[Carfreeliving] Vancouverize me -- Transbay / SOMA in NYT
Dave Snyder
dave at livablecity.org
Thu Dec 29 15:26:41 MST 2005
Andy,
Do you know whether the "conceptual designs unveiled on Dec. 19"
specified a "state-of-the-art" secure indoor bicycle parking area
including ride-up access from the street?
Dave
>A (realtor's-eye) look at SF's Transbay Terminal and the
>Vancouverization of SOMA from yesterday's NY Times:
>
>=+=+=+=+=+=
>
>Trying to Build the Grand Central of the West
>
> http://nytimes.com/2005/12/28/realestate/28transbay.html
>
>By Lisa Chamberlain
>New York Times, December 28, 2005
>
>
>SAN FRANCISCO - The Transbay Terminal is sometimes referred to by
>planners and developers here as the missing tooth in a smile.
>Situated in the rapidly growing South of Market neighborhood, the
>once-busy rail hub has slowly deteriorated into an underused bus
>station even as surrounding areas have been transformed by office and
>residential towers; SBC Park, where the Giants play baseball; and
>cultural institutions like the San Francisco Museum of Modern Art.
>
>The first plan to redevelop the Transbay Terminal into the "Grand
>Central Terminal of the West" was released in 1967 and many plans
>since have collected dust. But the formation of the Transbay Joint
>Powers Authority in 2001 to push the project has begun to produce
>some notable results.
>
>The authority announced this month an international competition to
>select an architect and developer to design and build not only the
>five-level, 600,000 square-foot terminal but an adjacent 850-foot
>tower that is expected to be as symbolic for South of Market as the
>Transamerica Pyramid is to the central business district, which is
>north of Market Street.
>
>The competition, guided by conceptual designs unveiled on Dec. 19, is
>a result of two advances: the settlement of a major lawsuit over a
>land dispute that had the potential to delay the Transbay plan for
>years, and the adoption of a high-density master plan, devised by
>Skidmore Owings & Merrill, to redevelop the surrounding 40 acres and
>provide much of the financing for the terminal and tower.
>
>"Having worked on this for 10 years, once you start unveiling
>conceptual designs, you really start to see the value and the impact
>this project will have on the entire region," said Maria Ayerdi, the
>executive director of the Transbay Joint Powers Authority. "But it
>took time to get here. Some of the transit groups I work with have
>been working on this since before I was born.
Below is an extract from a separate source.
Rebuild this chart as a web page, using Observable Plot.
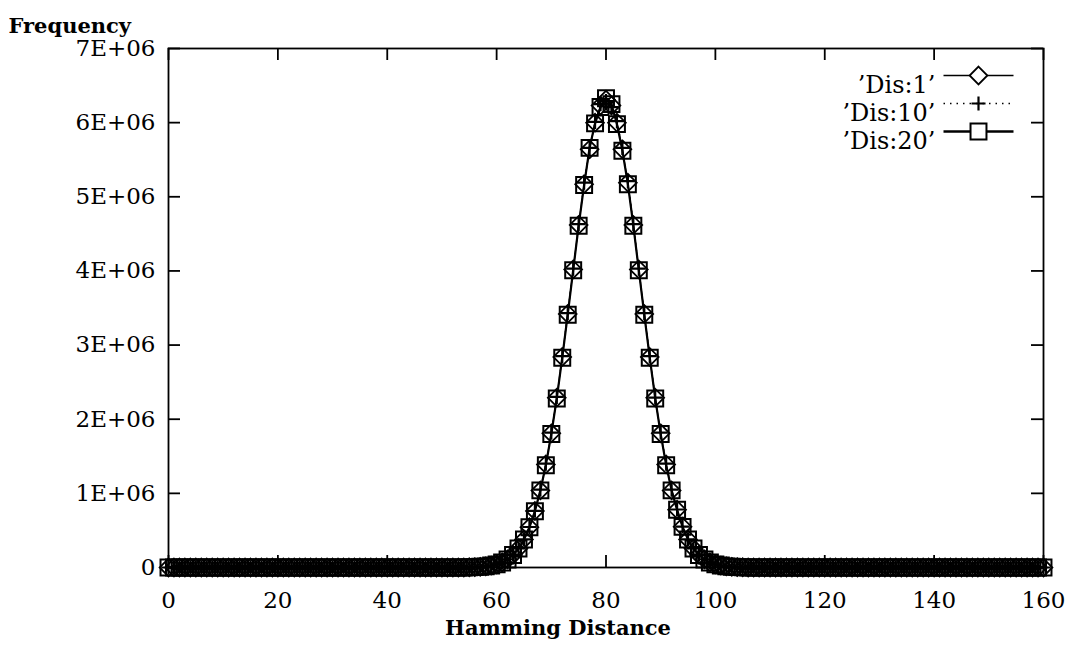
<!DOCTYPE html>
<html><head><meta charset="utf-8">
<script src="https://cdn.jsdelivr.net/npm/d3@7"></script>
<script src="https://cdn.jsdelivr.net/npm/@observablehq/plot@0.6"></script>
<style>body{margin:0;background:#fff}</style>
</head><body><div id="chart"></div>
<script>
// Hamming distance categories
const hamming = [0,1,2,3,4,5,6,7,8,9,10,11,12,13,14,15,16,17,18,19,20,21,22,23,24,25,26,27,28,29,30,31,32,33,34,35,36,37,38,39,40,41,42,43,44,45,46,47,48,49,50,51,52,53,54,55,56,57,58,59,60,61,62,63,64,65,66,67,68,69,70,71,72,73,74,75,76,77,78,79,80,81,82,83,84,85,86,87,88,89,90,91,92,93,94,95,96,97,98,99,100,101,102,103,104,105,106,107,108,109,110,111,112,113,114,115,116,117,118,119,120,121,122,123,124,125,126,127,128,129,130,131,132,133,134,135,136,137,138,139,140,141,142,143,144,145,146,147,148,149,150,151,152,153,154,155,156,157,158,159,160];
// Frequencies in units of 1E+06 (index = Hamming distance)
const dis1 = [0,0,0,0,0,0,0,0,0,0,0,0,0,0,0,0,0,0,0,0,0,0,0,0,0,0,0,0,0,0,0,0,0,0,0,0,0,0,0,0,0,0,0,0,0,0,0,0,0,0,0,0,0,0,0,
  0.003,0.005,0.009,0.015,0.026,0.043,0.069,0.110,0.170,0.257,0.379,0.544,0.763,1.04,1.39,1.81,2.29,2.84,3.42,4.02,4.62,5.17,5.64,6.00,6.23,
  6.31,
  6.23,6.00,5.64,5.19,4.62,4.02,3.42,2.84,2.29,1.81,1.39,1.04,0.780,0.550,0.379,0.257,0.170,0.110,0.069,0.043,0.026,0.015,0.009,0.005,0.003,
  0,0,0,0,0,0,0,0,0,0,0,0,0,0,0,0,0,0,0,0,0,0,0,0,0,0,0,0,0,0,0,0,0,0,0,0,0,0,0,0,0,0,0,0,0,0,0,0,0,0,0,0,0,0,0];
const dis10 = [0,0,0,0,0,0,0,0,0,0,0,0,0,0,0,0,0,0,0,0,0,0,0,0,0,0,0,0,0,0,0,0,0,0,0,0,0,0,0,0,0,0,0,0,0,0,0,0,0,0,0,0,0,0,0,
  0.003,0.005,0.009,0.015,0.026,0.043,0.069,0.111,0.171,0.258,0.380,0.546,0.765,1.05,1.40,1.82,2.30,2.85,3.43,4.03,4.63,5.19,5.66,6.01,6.25,
  6.29,
  6.21,6.02,5.66,5.21,4.63,4.03,3.43,2.85,2.29,1.82,1.40,1.05,0.782,0.552,0.380,0.258,0.171,0.111,0.069,0.043,0.026,0.015,0.009,0.005,0.003,
  0,0,0,0,0,0,0,0,0,0,0,0,0,0,0,0,0,0,0,0,0,0,0,0,0,0,0,0,0,0,0,0,0,0,0,0,0,0,0,0,0,0,0,0,0,0,0,0,0,0,0,0,0,0,0];
const dis20 = [0,0,0,0,0,0,0,0,0,0,0,0,0,0,0,0,0,0,0,0,0,0,0,0,0,0,0,0,0,0,0,0,0,0,0,0,0,0,0,0,0,0,0,0,0,0,0,0,0,0,0,0,0,0,0,
  0.003,0.005,0.009,0.015,0.026,0.042,0.068,0.109,0.169,0.256,0.378,0.542,0.760,1.04,1.38,1.80,2.28,2.83,3.41,4.01,4.61,5.16,5.66,5.99,6.21,
  6.33,
  6.25,5.98,5.62,5.17,4.61,4.01,3.41,2.83,2.28,1.80,1.38,1.04,0.778,0.548,0.378,0.256,0.169,0.109,0.068,0.042,0.026,0.015,0.009,0.005,0.003,
  0,0,0,0,0,0,0,0,0,0,0,0,0,0,0,0,0,0,0,0,0,0,0,0,0,0,0,0,0,0,0,0,0,0,0,0,0,0,0,0,0,0,0,0,0,0,0,0,0,0,0,0,0,0,0];
const seriesNames = ["\u2019Dis:1\u2019", "\u2019Dis:10\u2019", "\u2019Dis:20\u2019"];
const xTicks = [0,20,40,60,80,100,120,140,160];
const yTicks = [0,1e6,2e6,3e6,4e6,5e6,6e6,7e6];
const yTickLabels = ["0","1E+06","2E+06","3E+06","4E+06","5E+06","6E+06","7E+06"];
const xLabel = "Hamming Distance";
const yLabel = "Frequency";

const rows = (vals) => hamming.map((h, i) => ({h, f: vals[i] * 1e6}));
const d1 = rows(dis1), d10 = rows(dis10), d20 = rows(dis20);

const FONT = "DejaVu Serif";
const FS = 23;
const LFS = 24;
const lineSym = {draw(ctx) { ctx.moveTo(-35, 0); ctx.lineTo(35, 0); }};

const styles = [
  {symbol: "diamond2", r: 8, sw: 1.2, dash: null, msw: 1.8},
  {symbol: "plus", r: 4.6, sw: 1.2, dash: "1.5,5", msw: 2.2},
  {symbol: "square", r: 9, sw: 2.2, dash: null, msw: 2}
];
const datasets = [d1, d10, d20];

const marks = [];
datasets.forEach((d, k) => {
  const s = styles[k];
  marks.push(Plot.line(d, {x: "h", y: "f", stroke: "black", strokeWidth: s.sw, strokeDasharray: s.dash}));
  marks.push(Plot.dot(d, {x: "h", y: "f", symbol: s.symbol, r: s.r, stroke: "black", fill: "none", strokeWidth: s.msw}));
});
// legend (top-right inside the frame)
seriesNames.forEach((name, k) => {
  const s = styles[k];
  const dy = 27 + k * 28;
  marks.push(Plot.text([name], {frameAnchor: "top-right", textAnchor: "end", dx: -108, dy, fontSize: LFS, fill: "black"}));
  marks.push(Plot.dot([name], {frameAnchor: "top-right", dx: -65, dy, symbol: lineSym, stroke: "black", fill: "none", strokeWidth: s.sw + 0.3, strokeDasharray: s.dash}));
  marks.push(Plot.dot([name], {frameAnchor: "top-right", dx: -65, dy, symbol: s.symbol, r: s.r, stroke: "black", fill: "white", strokeWidth: s.msw}));
});

const chart = Plot.plot({
  width: 1069,
  height: 654,
  marginLeft: 168,
  marginRight: 26,
  marginTop: 48,
  marginBottom: 87,
  style: {fontFamily: FONT, fontSize: FS + "px", background: "white", color: "black"},
  x: {domain: [0, 160], label: null},
  y: {domain: [0, 7e6], label: null},
  marks: [
    ...marks,
    Plot.frame({stroke: "black", strokeWidth: 1.8}),
    // inward ticks, mirrored on all four sides
    Plot.ruleX(xTicks, {x: d => d, y1: 0, y2: 0, insetBottom: 12, stroke: "black", strokeWidth: 1.8}),
    Plot.ruleX(xTicks, {x: d => d, y1: 7e6, y2: 7e6, insetTop: 12, stroke: "black", strokeWidth: 1.8}),
    Plot.ruleY(yTicks, {y: d => d, x1: 0, x2: 0, insetRight: -12, stroke: "black", strokeWidth: 1.8}),
    Plot.ruleY(yTicks, {y: d => d, x1: 160, x2: 160, insetLeft: -12, stroke: "black", strokeWidth: 1.8}),
    Plot.axisX(xTicks, {anchor: "bottom", tickSize: 0, tickPadding: 24, fontSize: FS, label: null}),
    Plot.axisY(yTicks, {anchor: "left", tickSize: 0, tickPadding: 13, fontSize: FS, label: null,
      tickFormat: d => yTickLabels[yTicks.indexOf(d)]}),
    Plot.text([yLabel], {frameAnchor: "top-left", textAnchor: "start", dx: -160, dy: -30, fontSize: 21, fontWeight: "bold"}),
    Plot.text([xLabel], {frameAnchor: "bottom", dx: -48, dy: 67, fontSize: 21, fontWeight: "bold"})
  ]
});
document.getElementById("chart").appendChild(chart);
</script>
</body></html>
The reason the project
>had languished is because there are so many stakeholders that need to
>talk to each other and agree."
>
>The Transbay Terminal - expected to be complete by 2013, three years
>sooner than previous projections - will serve nine Northern
>California counties and various transit agencies both public and
>private, including trains, subways, buses and ultimately, it is
>hoped, high-speed rail to Los Angeles. The surrounding 40-acre area,
>much of it opened up after highways damaged in the 1989 earthquake
>were demolished, is to become San Francisco's most densely populated
>neighborhood, based on a planning model known as Vancouverism.
>
>Named after the city in British Columbia, Vancouverism is
>characterized by tall, but widely separated, slender towers
>interspersed with low-rise buildings, public spaces, small parks and
>pedestrian-friendly streetscapes and facades to minimize the impact
>of a high-density population. The Transbay neighborhood would have an
>estimated 350 people an acre, whereas the typical residential
>neighborhood with four-story flats has about 60 people an acre.
>
>"In San Francisco, there's been a concern about high density and its
>impact on the historic character of the city," said John Kriken, who
>developed the Transbay master plan at Skidmore Owings & Merrill.
>
>"One of the keys to the plan's acceptance," he said, "was that we
>added parks, little narrow-lane streets, and instead of allowing tall
>buildings to block sun and views, we proposed very slender and widely
>spaced towers so the views could continue to the bay."
>
>The entire project - the terminal, adjacent tower and the
>accompanying infrastructure - is projected to cost $4.35 billion,
>with roughly half of the financing coming from private development in
>the Transbay master plan area and the rest from local, state, and
>federal governments and from user fees.
>
>While the Transbay plan has dragged on and even seemed to teeter on
>the edge of extinction, development South of Market has marched
>forward. With long-planned projects finally coming to fruition,
>coupled with the more recent hot development market, the distinction
>between north and south of Market Street has blurred considerably.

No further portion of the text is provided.